Ser mamás nos cambia la vida. Eso nos lo han dicho siempre y es muchas veces ese cambio lo que desalienta a más de una. Sin embargo, sólo las que nos lanzamos (inocentes, digo ahora jeje) a experimentar esta aventura de la maternidad podemos comprender, ya no desde las ideas sino desde la experiencia que nos atraviesa por completo, lo que este cambio significa.
Alguna vez leí que ese proceso de transformación tan intenso que vivimos las mujeres cuando nos convertimos en madres tiene un nombre: Matrescencia. Algo así como otra adolescencia por la cantidad de cambios a nivel físico, psicológico, endocrinos, emocionales y de identidad que aparecen y que, según estudios, pueden durar hasta 6 años después del primer parto.
Una escritora cercana a Tintea le puso otro nombre que me suena mejor: mamamorfosis. Y es que primero cambiamos de forma. El cuerpo se expande hasta límites inimaginados para alojar otro cuerpo dentro del nuestro, cuerpo que, después de nacer, sigue sintiéndose parte, incluso más allá de los nueve meses (o quizá ¿para siempre?).
Aurora tiene ya más de dos años y aún se aferra a mi cuerpo cómo si fuera suyo. Mi pecho es su refugio, mis brazos su escalera al mundo y mis tetas su calmante favorito. Mi cuerpo de mamá jamás volverá a ser el mismo cuerpo de antes. Esas ideas, casi obsesivas, de “regresar a la normalidad” “recuperar tu cuerpo” “volver a ser la mujer que eras” me ha tocado irlas descartando y no siempre ha sido fácil.
El cuerpo no es lo único que cambia. La mente también se expande y se transforma. Pareciera que me he vuelto más lenta, sin embargo creo que me he vuelto más enfocada. Estoy comprendiendo que la energía es limitada y que la mayor parte de ella se me está yendo en mantener con vida a un ser humano en desarrollo, así que ya no hay tanto tiempo ni espacio para muchos de los pensamientos derrotistas y emociones abrumadoras que antes deambulaban con frecuencia en mi cabeza.
Se expanden también nuestros límites. Lo que creíamos que éramos capaces de ser, hacer y sentir. Yo por ejemplo creo que nunca me había sentido tan cansada, con la energía tan reducida. O quizá sí pero antes cuando me cansaba pues descansaba. Ahora muchas veces en medio del cansancio y la imposibilidad de parar aparecen reservas de energía de un lugar que no sabia que tenia para responder a las demandas de atención, cuidado y amor de mi criatura.
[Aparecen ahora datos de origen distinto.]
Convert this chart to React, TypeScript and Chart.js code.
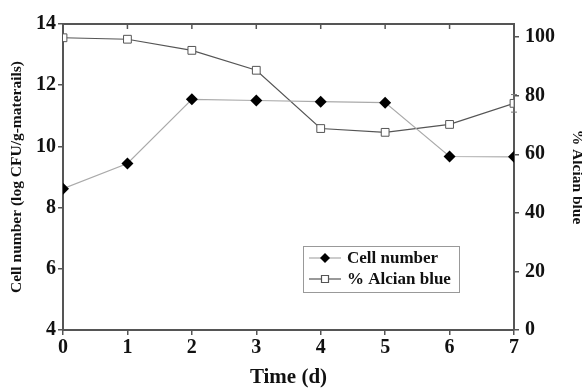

Todas estas transformaciones suenan un poco como renuncias y lo son. Pero no todas las renuncias son negativas. Renunciamos a una imagen de nosotras mismas para abrirnos a la mujer en la que nos hemos convertido.
Mis renuncias comienzan por aceptar que soy la mamá que soy en cada momento. Que ese ideal de la mamá siempre presente y en calma, que se inventa actividades, juegos y recetas, que educa en casa y se dedica por completo a su pequeña no aplica para mi realidad actual y está bien. Ese guión no era mío. Ahora quiero escribir el que vivo, el que se adapta a mis circunstancias actuales, el que se siente más auténtico, el que me sale.
Y parece una actitud derrotista en una sociedad en la compramos ese discurso del “todo se puede, si así lo quieres” pero en mi caso y creo que en el de muchas madres, no siempre se puede y estar en paz con eso es todo un desafío.
Hay muchas creencias en torno a la maternidad o muchos guiones y la mayoría, diría yo, muy desalentadores. No pretendo con esto que escribo poner de manifiesto sólo lo incómodo, retador y confrontador que es ser madre. Sí que lo es, pero cuando por fin logramos soltar las creencias y abrazar las madres que somos, tal cual estamos siendo a cada instante y elegimos mirar con asombro esta transformación, la maternidad se convierte en un camino de autodescubrimiento encantador. Una maestría.
Ha sido encantadoramente retador volver a nacer y crecer junto a mi hija y aunque muchas veces quiera salir corriendo y regresar a la que era, no hay retorno, ya sólo hay movimiento y expansión. Una mariposa no puede volver a ser oruga, así que decide aprender a mover sus alas y abrazar el nuevo animal en el que se ha convertido.